However, the therapies work for only half of the patients and reduce symptoms by an average of 40 to 60 percent and approximately 10 percent of patients remain severely affected by OCD despite receiving the best available treatments, past studies reveal.

16 OCD patients studied
The study conducted by Damiaan Denys of the University of Amsterdam and colleagues looked at 16 patients whose OCD had not responded to previous rounds of treatment.

The safety and effectiveness of deep brain stimulation among the group of patients was analyzed by the researchers.

Initially, electrodes were implanted in the nucleus accumbens in the patients, a brain area critical to the reward system.

After implantation, they underwent an open phase of eight months during which they received active stimulation and were assessed for symptoms of OCD every two weeks.

Finally, the participants entered a one-month, double blind phase in which they were asked to have the electrodes turned on or off in two-week blocks.

The disorder symptoms of the patients were assessed both before and after this phase.

After this, all the participants were sent to a 12 month maintenance phase, wherein stimulation was resumed.

They were then evaluated at three-month intervals.

Obsessive compulsive symptoms of the participants were ranked on a scale of zero to 40; patients were classified as responding to treatment if they had a score decrease of at least 35 percent.

Revelations of the study
The average score among the participants decreased from 33.7 to 18.0, that is, 46 percent.

Among the nine patients classified as responders, scores decreased by an average of 23.7, or 72 percent, researchers revealed.

"Anxiety and depressive symptoms decreased by half.

"The surgical procedure and stimulation were well tolerated. Permanent adverse events were limited to mild forgetfulness and word-finding problems," wrote the authors.
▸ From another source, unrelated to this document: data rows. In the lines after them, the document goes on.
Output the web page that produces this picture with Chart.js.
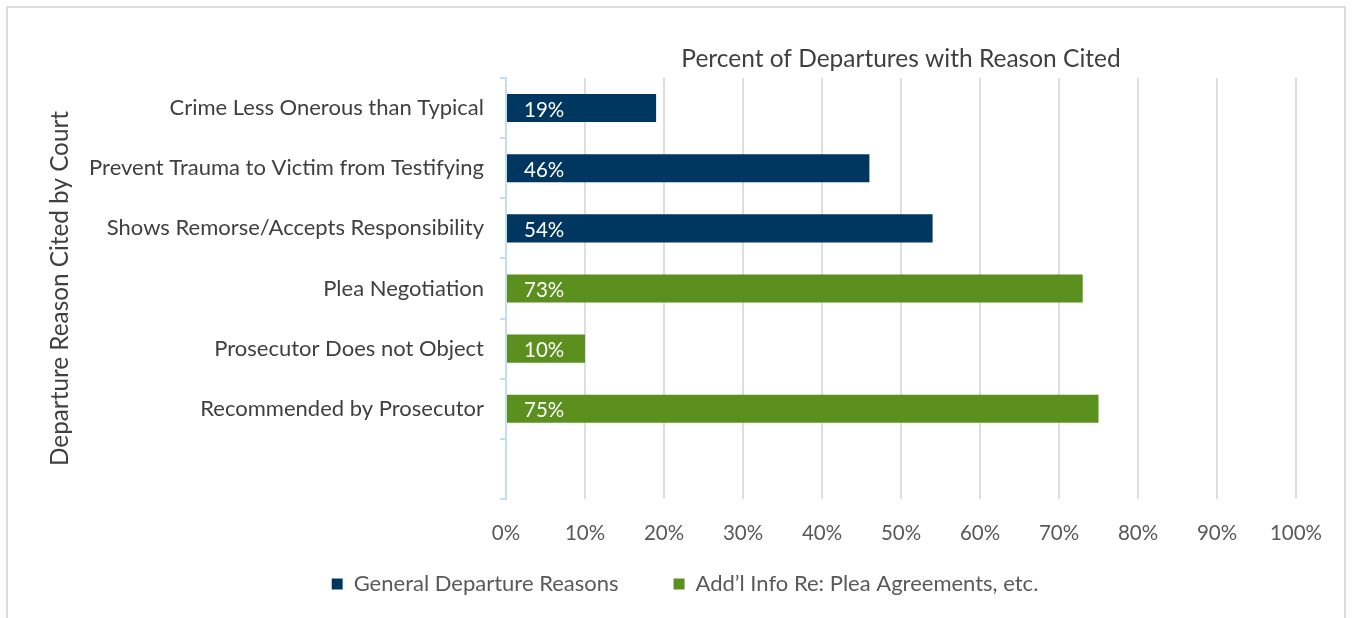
<!DOCTYPE html>
<html>
<head>
<meta charset="utf-8">
<script src="https://cdn.jsdelivr.net/npm/chart.js@4.4.1/dist/chart.umd.min.js"></script>
<style>
  html, body { margin: 0; padding: 0; background: #ffffff; }
  #frame { position: absolute; left: 6px; top: 6px; width: 1336px; height: 700px; border: 2px solid #dcdcdc; }
  #wrap { position: absolute; left: 0; top: 0; width: 1354px; height: 618px; }
</style>
</head>
<body>
<div id="frame"></div>
<div id="wrap"><canvas id="c" width="1354" height="618"></canvas></div>
<script>
const categories = [
  "Crime Less Onerous than Typical",
  "Prevent Trauma to Victim from Testifying",
  "Shows Remorse/Accepts Responsibility",
  "Plea Negotiation",
  "Prosecutor Does not Object",
  "Recommended by Prosecutor",
  ""
];
const generalReasons = [19, 46, 54, null, null, null, null];
const pleaInfo = [null, null, null, 73, 10, 75, null];
const seriesNames = ["General Departure Reasons", "Add\u2019l Info Re: Plea Agreements, etc."];
const xTickStep = 10;
const chartTitle = "Percent of Departures with Reason Cited";
const yTitle = "Departure Reason Cited by Court";

const FONT = "Lato";

// white value labels inside the bars
const barLabels = {
  id: "barLabels",
  afterDatasetsDraw(chart) {
    const ctx = chart.ctx;
    ctx.save();
    ctx.font = "20.5px " + FONT;
    ctx.fillStyle = "#ffffff";
    ctx.textAlign = "left";
    ctx.textBaseline = "middle";
    chart.data.datasets.forEach((ds, di) => {
      const meta = chart.getDatasetMeta(di);
      meta.data.forEach((el, i) => {
        const v = ds.data[i];
        if (v === null || v === undefined) return;
        ctx.fillText(v + "%", el.base + 17, el.y + 2);
      });
    });
    ctx.restore();
  }
};

// legend sits closer to the axis labels than Chart.js' symmetric padding allows
const legendLift = {
  id: "legendLift",
  afterLayout(chart) {
    const lg = chart.legend;
    if (!lg) return;
    lg.top -= 28;
    lg.height += 28;
  }
};

new Chart(document.getElementById("c"), {
  type: "bar",
  data: {
    labels: categories,
    datasets: [
      { label: seriesNames[0], data: generalReasons, backgroundColor: "#003761", borderWidth: 0 },
      { label: seriesNames[1], data: pleaInfo, backgroundColor: "#5b8f1e", borderWidth: 0 }
    ]
  },
  options: {
    indexAxis: "y",
    responsive: false,
    animation: false,
    devicePixelRatio: 1,
    categoryPercentage: 1,
    barPercentage: 0.467,
    layout: { padding: { left: 74, right: 58, top: 0, bottom: 0 } },
    scales: {
      x: {
        stacked: true,
        min: 0,
        max: 100,
        afterFit(scale) { scale.height = 47; },
        ticks: {
          stepSize: xTickStep,
          callback: v => v + "%",
          font: { family: FONT, size: 20.5 },
          color: "#595959",
          padding: 22,
          maxRotation: 0,
          autoSkip: false
        },
        grid: {
          drawTicks: false,
          lineWidth: 2,
          color: ctx => (ctx.tick && ctx.tick.value === 0) ? "rgba(0,0,0,0)" : "#dedede"
        },
        border: { display: false }
      },
      y: {
        stacked: true,
        afterFit(scale) { scale.width = 432; },
        ticks: {
          font: { family: FONT, size: 22 },
          color: "#404040",
          padding: 16
        },
        grid: {
          drawOnChartArea: false,
          drawTicks: true,
          tickLength: 6,
          lineWidth: 2,
          color: "#c3ddf2"
        },
        border: { display: true, color: "#c3ddf2", width: 2 },
        title: {
          display: true,
          text: yTitle,
          font: { family: FONT, size: 24.3 },
          color: "#404040",
          padding: { top: -28.6, bottom: 0 }
        }
      }
    },
    plugins: {
      title: {
        display: true,
        text: chartTitle,
        fullSize: false,
        font: { family: FONT, size: 24.5, weight: "normal" },
        color: "#404040",
        padding: { top: 44, bottom: 4.6 }
      },
      legend: {
        position: "bottom",
        maxHeight: 72,
        labels: {
          boxWidth: 11,
          boxHeight: 11,
          padding: 55,
          font: { family: FONT, size: 22 },
          color: "#595959"
        }
      },
      tooltip: { enabled: false }
    }
  },
  plugins: [barLabels, legendLift]
});
</script>
</body>
</html>
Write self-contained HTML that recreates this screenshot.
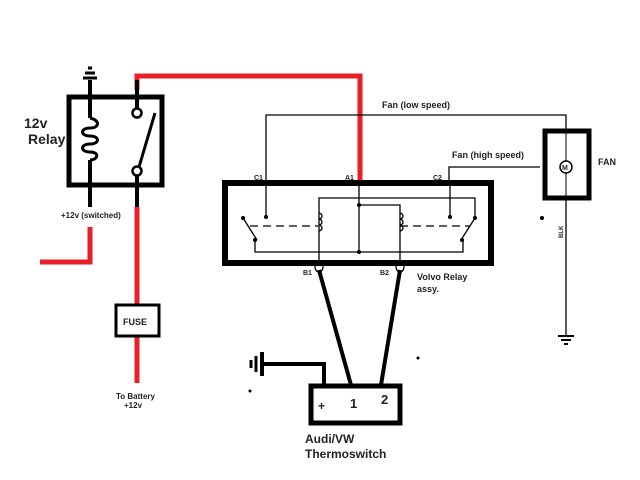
<!DOCTYPE html>
<html><head><style>body{margin:0;background:#fff}svg{display:block}text{font-family:"Liberation Sans",sans-serif;font-weight:bold;fill:#222}</style></head>
<body>
<svg width="640" height="480" viewBox="0 0 640 480" xmlns="http://www.w3.org/2000/svg">
<rect width="640" height="480" fill="#fff"/>
<!-- red wires -->
<g stroke="#e8202a" stroke-width="5" fill="none">
<polyline points="137,90 137,76 360,76 360,185"/>
<polyline points="137,207 137,305"/>
<polyline points="137,337 137,383"/>
<polyline points="90,227 90,262 40,262"/>
</g>
<!-- 12v relay -->
<g stroke="#000" fill="none">
<rect x="69" y="97" width="93" height="88" stroke-width="5"/>
<line x1="90" y1="80" x2="90" y2="118" stroke-width="4"/>
<line x1="90" y1="160" x2="90" y2="207" stroke-width="4"/>
<path d="M90,118 C100,120 100,128 90,128 C80,128 80,136 90,136 C100,136 100,144 90,144 C80,144 80,152 90,152 C100,152 98,160 90,160" stroke-width="3"/>
<line x1="83" y1="78" x2="97" y2="78" stroke-width="3"/>
<line x1="85" y1="73" x2="95" y2="73" stroke-width="3"/>
<line x1="88" y1="68" x2="92" y2="68" stroke-width="3"/>
<line x1="137" y1="80" x2="137" y2="109" stroke-width="4"/>
<circle cx="137" cy="113" r="4.5" stroke-width="2.5" fill="#fff"/>
<circle cx="137" cy="171" r="4.5" stroke-width="2.5" fill="#fff"/>
<line x1="139" y1="167" x2="155" y2="113" stroke-width="3"/>
<line x1="137" y1="176" x2="137" y2="207" stroke-width="4"/>
</g>
<text x="24" y="128" font-size="14">12v</text>
<text x="28" y="144" font-size="14">Relay</text>
<text x="61" y="218" font-size="8">+12v (switched)</text>
<!-- fuse -->
<rect x="116" y="305" width="43" height="31" fill="#fff" stroke="#000" stroke-width="3"/>
<text x="123" y="325" font-size="9">FUSE</text>
<text x="116" y="399" font-size="8">To Battery</text>
<text x="124" y="408" font-size="8">+12v</text>
<!-- volvo relay thin wires -->
<g stroke="#000" stroke-width="1.3" fill="none">
<polyline points="266,183 266,115 566,115 566,132"/>
<polyline points="449,183 449,167 540,167"/>
<line x1="266" y1="185" x2="266" y2="217"/>
<polyline points="319,262 319,198 475,198 475,218"/>
<line x1="359" y1="185" x2="359" y2="253"/>
<polyline points="359,205 400,205 400,262"/>
<polyline points="255,240 255,252 463,252 463,240"/>
<line x1="243" y1="218" x2="257" y2="240"/>
<line x1="475" y1="218" x2="461" y2="240"/>
<line x1="450" y1="185" x2="450" y2="217"/>
<line x1="250" y1="226" x2="318" y2="226" stroke-dasharray="8,5"/>
<line x1="400" y1="226" x2="470" y2="226" stroke-dasharray="8,5"/>
<path d="M319,213 c4,1 4,5 0,6 c4,1 4,5 0,6 c4,1 4,5 0,6" />
<path d="M400,213 c4,1 4,5 0,6 c4,1 4,5 0,6 c4,1 4,5 0,6" />
<ellipse cx="319" cy="267" rx="4" ry="5" fill="#fff"/>
<ellipse cx="400" cy="267" rx="4" ry="5" fill="#fff"/>
<line x1="566" y1="198" x2="566" y2="335"/>
</g>
<g fill="#000">
<circle cx="266" cy="217" r="2"/><circle cx="243" cy="218" r="2"/><circle cx="255" cy="240" r="2"/>
<circle cx="359" cy="205" r="2"/><circle cx="359" cy="252" r="2"/>
<circle cx="450" cy="217" r="2"/><circle cx="475" cy="218" r="2"/><circle cx="462" cy="240" r="2"/>
<circle cx="542" cy="218" r="2"/><circle cx="250" cy="391" r="1.5"/><circle cx="418" cy="358" r="1.5"/>
</g>
<rect x="225" y="183" width="266" height="80" fill="none" stroke="#000" stroke-width="6"/>
<g font-size="7"><text x="254" y="180">C1</text><text x="345" y="180">A1</text><text x="433" y="180">C2</text><text x="303" y="275">B1</text><text x="380" y="275">B2</text></g>
<text x="417" y="280" font-size="9">Volvo Relay</text>
<text x="417" y="292" font-size="9">assy.</text>
<text x="382" y="108" font-size="9">Fan (low speed)</text>
<text x="452" y="158" font-size="9">Fan (high speed)</text>
<!-- thermoswitch wires -->
<g stroke="#000" stroke-width="4" fill="none">
<line x1="319" y1="270" x2="351" y2="385"/>
<line x1="400" y1="270" x2="381" y2="385"/>
<polyline points="263,364 324,364 324,387"/>
<line x1="262" y1="352" x2="262" y2="376"/>
<line x1="256" y1="356" x2="256" y2="372" stroke-width="3"/>
<line x1="251" y1="360" x2="251" y2="368" stroke-width="3"/>
</g>
<rect x="311" y="386" width="89" height="37" fill="none" stroke="#000" stroke-width="5"/>
<text x="318" y="410" font-size="12">+</text>
<text x="350" y="408" font-size="13" font-weight="normal">1</text>
<text x="381" y="404" font-size="13" font-weight="normal">2</text>
<text x="305" y="443" font-size="12">Audi/VW</text>
<text x="305" y="458" font-size="12">Thermoswitch</text>
<!-- fan -->
<rect x="545" y="131" width="44" height="67" fill="none" stroke="#000" stroke-width="5"/>
<line x1="566" y1="133" x2="566" y2="196" stroke="#000" stroke-width="1"/>
<circle cx="566" cy="167" r="6" fill="#fff" stroke="#000" stroke-width="1.5"/>
<text x="562" y="170" font-size="7" font-weight="normal">M</text>
<text x="598" y="165" font-size="9">FAN</text>
<text x="563" y="238" font-size="6" transform="rotate(-90 563 238)">BLK</text>
<g stroke="#000" stroke-width="2"><line x1="558" y1="336" x2="574" y2="336"/><line x1="561" y1="340" x2="571" y2="340"/><line x1="564" y1="344" x2="568" y2="344"/></g>
</svg>
</body></html>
During the double-blind phase of the study, in which 14 patients participated, the average difference in score between those receiving active stimulation and those receiving false stimulation was found to be 8.3, or 25 percent.

The improvements observed in the open phase were sustained over the 12-month maintenance phase.

The findings were published in the 'Archives of General Psychiatry,' one of the JAMA/Archives journals.